The person the closest to me in these hard times was my little brother Damien. In the Fall of 1973, he was 16. Just like my father had sent me to a German school, he had enrolled Damien in the Flemish Atheneum, just next to the family house in Etterbeek, to improve his Flemish. Like in most other schools in Brussels, there were leftists there too, not only among the pupils but also among the teachers. There was a cell of the KJB (Kommunistisch Jeugd Bond – Communist Youth League-), the youth organization of AMADA and Damien was recruited by them.[2] After I became the single pro-AMADA member within UCMLB, I sometimes confided in Damien telling him about my isolation in the cell I was in (which worked mostly in St-Gilles, Anderlecht and Forest, leaving me to work alone in Molenbeek), including the constant criticisms I received from the cell secretary Michel Collon and other intellectual figures like Eric Clemens. Damien encouraged me to stay inside UCMLB and fight for my ideas.
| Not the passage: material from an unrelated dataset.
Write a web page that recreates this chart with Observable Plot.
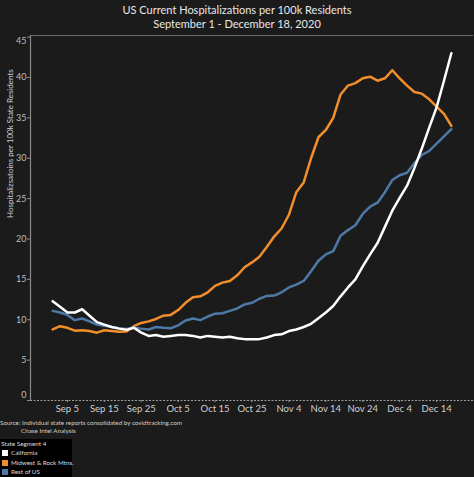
<!DOCTYPE html>
<html><head><meta charset="utf-8">
<script src="https://cdn.jsdelivr.net/npm/d3@7"></script>
<script src="https://cdn.jsdelivr.net/npm/@observablehq/plot@0.6"></script>
<style>
body{margin:0;background:#1b1b1b;width:474px;height:477px;overflow:hidden;font-family:Lato,sans-serif;color:#ddd;}
#wrap{position:relative;width:474px;height:477px;}
#title{position:absolute;top:3px;left:0;width:474px;text-align:center;font-size:11px;line-height:14px;color:#e8e8e8;}
#chart{position:absolute;top:32px;left:0;}
#cap{position:absolute;top:419px;left:0;font-size:6.3px;line-height:8px;color:#cfcfcf;white-space:nowrap;}
#cap div:nth-child(2){padding-left:21px;}
#legend{position:absolute;left:0;top:439px;width:72px;height:38px;background:#000;font-size:6.3px;color:#ddd;white-space:nowrap;}
#legend .t{position:absolute;left:1px;top:1px;}
#legend .r{position:absolute;left:2px;height:8px;line-height:7px;white-space:nowrap;}
#legend .s{display:inline-block;width:6px;height:6px;vertical-align:middle;margin-right:3px;}
</style>
</head><body>
<div id="wrap">
  <div id="title"><div>US Current Hospitalizations per 100k Residents</div><div>September 1 - December 18, 2020</div></div>
  <div id="chart"></div>
  <div id="cap"><div>Source: Individual state reports consolidated by covidtracking.com</div><div>Chase Intel Analysis</div></div>
  <div id="legend"></div>
</div>
<script>
const dates = [
 "2020-09-01","2020-09-03","2020-09-05","2020-09-07","2020-09-09","2020-09-11","2020-09-13","2020-09-15","2020-09-17","2020-09-19","2020-09-21","2020-09-23","2020-09-25","2020-09-27","2020-09-29",
 "2020-10-01","2020-10-03","2020-10-05","2020-10-07","2020-10-09","2020-10-11","2020-10-13","2020-10-15","2020-10-17","2020-10-19","2020-10-21","2020-10-23","2020-10-25","2020-10-27","2020-10-29","2020-10-31",
 "2020-11-02","2020-11-04","2020-11-06","2020-11-08","2020-11-10","2020-11-12","2020-11-14","2020-11-16","2020-11-18","2020-11-20","2020-11-22","2020-11-24","2020-11-26","2020-11-28","2020-11-30",
 "2020-12-02","2020-12-04","2020-12-06","2020-12-08","2020-12-10","2020-12-12","2020-12-14","2020-12-16","2020-12-18"
];
const seriesNames = ["California","Midwest & Rock Mtns.","Rest of US"];
const seriesColors = ["#ffffff","#f28e2b","#4e79a7"];
const california = [12.3,11.6,10.9,10.9,11.3,10.5,9.7,9.4,9.1,8.9,8.75,9.0,8.4,8.0,8.1,
 7.9,8.0,8.1,8.1,8.0,7.8,8.0,7.9,7.8,7.9,7.7,7.6,7.6,7.6,7.8,8.1,
 8.2,8.6,8.8,9.1,9.5,10.2,10.9,11.7,12.9,14.0,15.0,16.6,18.1,19.5,21.5,
 23.5,25.1,26.6,28.8,31.2,33.8,36.3,39.6,43.0];
const midwest = [8.8,9.2,9.0,8.65,8.7,8.6,8.4,8.7,8.6,8.5,8.55,9.2,9.6,9.8,10.1,
 10.5,10.6,11.2,12.1,12.8,12.9,13.4,14.2,14.6,14.8,15.5,16.5,17.1,17.8,19.0,20.3,
 21.3,23.0,25.8,27.0,30.0,32.6,33.5,35.0,37.9,39.0,39.3,39.9,40.1,39.6,39.9,
 40.9,39.9,39.0,38.2,38.0,37.3,36.4,35.5,34.0];
const restOfUS = [11.1,10.9,10.6,9.95,10.15,9.8,9.4,9.25,9.1,8.95,8.85,9.05,8.9,8.8,9.1,
 9.0,8.95,9.3,9.9,10.15,9.95,10.4,10.75,10.8,11.1,11.4,11.9,12.1,12.6,12.95,13.0,
 13.4,14.0,14.35,14.8,16.0,17.3,18.1,18.5,20.4,21.1,21.7,23.1,24.0,24.5,25.8,
 27.3,27.9,28.2,29.4,30.4,30.9,31.8,32.7,33.6];
const xTickLabels = ["2020-09-05","2020-09-15","2020-09-25","2020-10-05","2020-10-15","2020-10-25","2020-11-04","2020-11-14","2020-11-24","2020-12-04","2020-12-14"];
const yTicks = [0,5,10,15,20,25,30,35,40,45];
const yLabel = "Hospitalizsatoins per 100k State Residents";
const legendTitle = "State Segment 4";

const parse = d3.utcParse("%Y-%m-%d");
const values = [california, midwest, restOfUS];
const rows = [];
[1,2,0].forEach(si => values[si].forEach((v,i) => rows.push({date: parse(dates[i]), value: v, series: seriesNames[si]})));
const xMin = parse("2020-08-26"), xMax = parse("2020-12-24");
const yMax = 45.2;

const chart = Plot.plot({
  width: 474, height: 386,
  marginLeft: 30, marginRight: 1, marginTop: 3, marginBottom: 18,
  style: {background: "transparent", color: "#bdbdbd", fontFamily: "Lato, sans-serif", fontSize: "9px", overflow: "visible"},
  x: {type: "utc", domain: [xMin, xMax]},
  y: {domain: [0, yMax]},
  color: {domain: seriesNames, range: seriesColors},
  marks: [
    Plot.ruleY([yMax], {stroke: "#6a6a6a", strokeWidth: 1.2}),
    Plot.ruleX([xMin], {stroke: "#8a8a8a", strokeWidth: 1.2}),
    Plot.ruleY([0], {stroke: "#9a9a9a", strokeDasharray: "2,1.5"}),
    Plot.axisY({ticks: yTicks, tickSize: 3, tickFormat: () => "", label: null, stroke: "#8a8a8a"}),
    Plot.text(yTicks, {y: d => d === 0 ? 0.7 : d === 45 ? 44.5 : d, text: d => String(d), frameAnchor: "left", dx: -4, textAnchor: "end", fill: "#bdbdbd", fontSize: 9}),
    Plot.axisX({ticks: xTickLabels.map(parse), tickFormat: d3.utcFormat("%b %-d"), tickSize: 2, tickPadding: 3, label: null, fontSize: 9.5, stroke: "#9a9a9a", fill: "#cfcfcf"}),
    Plot.text([yLabel], {frameAnchor: "left", rotate: -90, dx: -20, fill: "#cfcfcf", fontSize: 8}),
    Plot.line(rows, {x: "date", y: "value", z: "series", stroke: "series", strokeWidth: 2.5, strokeLinejoin: "round"})
  ]
});
document.getElementById("chart").appendChild(chart);

const lg = document.getElementById("legend");
lg.innerHTML = `<div class="t">${legendTitle}</div>` + seriesNames.map((n,i) =>
  `<div class="r" style="top:${10 + i*9.5}px"><span class="s" style="background:${seriesColors[i]}"></span>${n}</div>`).join("");
</script>
</body></html>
While AMADA leaders were somewhat suspicious towards the francophone organization and not at all in a hurry to merge the two organizations, they also considered that the contradiction between the two organizations was not antagonistic and did not call for members of UCMLB to leave the organization and join them. Things would, however, evolve very rapidly early 1976.
(To be continued)
[1] Liu Shaoqi was the main target of the Cultural Revolution in China. Being accused of being like Liu Shaoqi was one of the worst things that could happen to a Maoist.
[2] After “losing” two sons to Maoism, my parents made sure my youngest sister Marie would go to a Catholic all-girls school, so as not to be contaminated by leftist ideas.